# Paph. Prince Edward of York （25/10/2015 updated)



## Camellkc (Oct 23, 2015)

*Paph. Prince Edward of York （31/10/2015 updated) fully opened*







With flash





Will update the progression 2 days later.


----------



## NYEric (Oct 23, 2015)

Nice Paph. sanderianum x rothschildianum.


----------



## Linus_Cello (Oct 23, 2015)

Nice. 4 flowers at least.


----------



## orchidman77 (Oct 23, 2015)

Gorgeous!!! I'll show my tiny PEoY babies so maybe they'll grow faster. Congrats!

David


----------



## troy (Oct 23, 2015)

Excellent blooming!!!


----------



## Camellkc (Oct 23, 2015)

Thank you for your comments, I will show you the flower's measurement when I update the progression. I guess the results could be exciting!


----------



## Paphman910 (Oct 23, 2015)

Beautiful! Always a pleasure to see it in flower!


----------



## Ozpaph (Oct 23, 2015)

that is very nice


----------



## emydura (Oct 23, 2015)

That is looking seriously good. The dorsal is fantastic for a PEOY.


----------



## Marco (Oct 23, 2015)

Well done. Thanks for posting the photo


----------



## Wendy (Oct 23, 2015)

A very nice PEoY!


----------



## Justin (Oct 23, 2015)

Love it. Good color. Please post an update when all the buds are open.


----------



## SlipperFan (Oct 23, 2015)

Nice plant. Good color.


----------



## 17andgrowing (Oct 23, 2015)

Lovely.


----------



## Migrant13 (Oct 23, 2015)

Excellent!!


----------



## mrhappyrotter (Oct 23, 2015)

Wow.


----------



## Camellkc (Oct 25, 2015)

Updated 25/10/2015
DS: 4.1, petal length: 27


----------



## Achamore (Oct 25, 2015)

Have never had one of these, but oh my, I wish..! Just so darned handsome!


----------



## phraggy (Oct 25, 2015)

Just bought one of these almost bloom size (very expensive ) so I hope it will turn out to be comparable to your blooms. To my mind this cross produces one of the finest multis --- don't you agree?
Fantastic and well grown.

Ed


----------



## Camellkc (Oct 25, 2015)

phraggy said:


> Just bought one of these almost bloom size (very expensive ) so I hope it will turn out to be comparable to your blooms. To my mind this cross produces one of the finest multis --- don't you agree?
> Fantastic and well grown.
> 
> Ed



Thank you for your comments! I do agree that PEoY is one of the most collectible F1 multis. This is a division from a US old clone, as told by the seller. Anyway, this is an above average one in my opinion.


----------



## Trithor (Oct 25, 2015)

Beautiful blooms on a well grown plant. Lovely!


----------



## Ozpaph (Oct 25, 2015)

Its very nice with a lovely dorsal.


----------



## Camellkc (Oct 31, 2015)

31/10/2015 fully opened


----------



## Justin (Oct 31, 2015)

that is a killer!!! i bet it can eventually get 5 flowers. can you imagine it with multiple spikes? wow.


----------



## NYEric (Oct 31, 2015)

Nice colors.


----------



## eOrchids (Nov 2, 2015)

Absolutely gorgeous!!!


----------



## SlipperFan (Nov 2, 2015)

Beautiful plant!


----------



## Spaph (Nov 2, 2015)

Very impressive, you have a great clone, awesome blooming.


----------



## paphioboy (Nov 3, 2015)

Stunning! For a division of an old clone, this baby must not come cheap, seeing the number of growths  What medium do you grow this in and how long have you had it?


----------



## Camellkc (Nov 3, 2015)

paphioboy said:


> Stunning! For a division of an old clone, this baby must not come cheap, seeing the number of growths  What medium do you grow this in and how long have you had it?
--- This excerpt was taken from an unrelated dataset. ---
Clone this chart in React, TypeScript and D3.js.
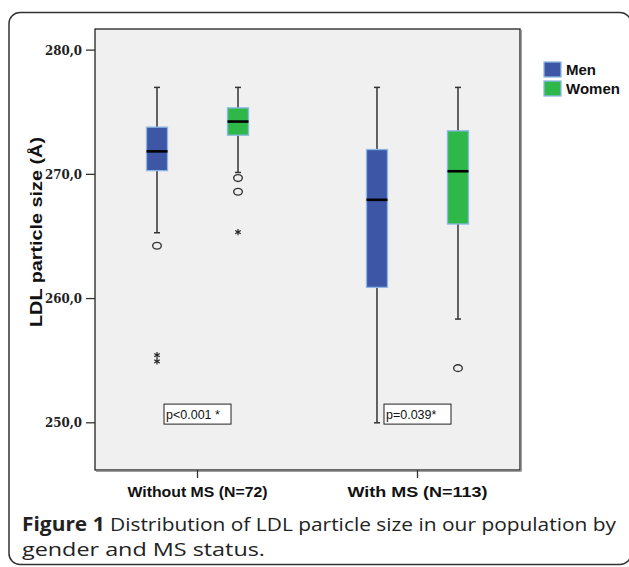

The growing medium is the mixture of orchid rock, fir bark and charcoal. You are right that it is not cheap, but it is bought as an adult plant.


----------



## Barry (Nov 5, 2015)

I saw this still in bud at the local shop few weeks ago, good choice!


----------



## Camellkc (Nov 6, 2015)

Barry said:


> I saw this still in bud at the local shop few weeks ago, good choice!



Thank you. I saw some Booth Sand Lady a moment ago at the same shop, the quality is also well, but more expensive than this. So, I gave up.


----------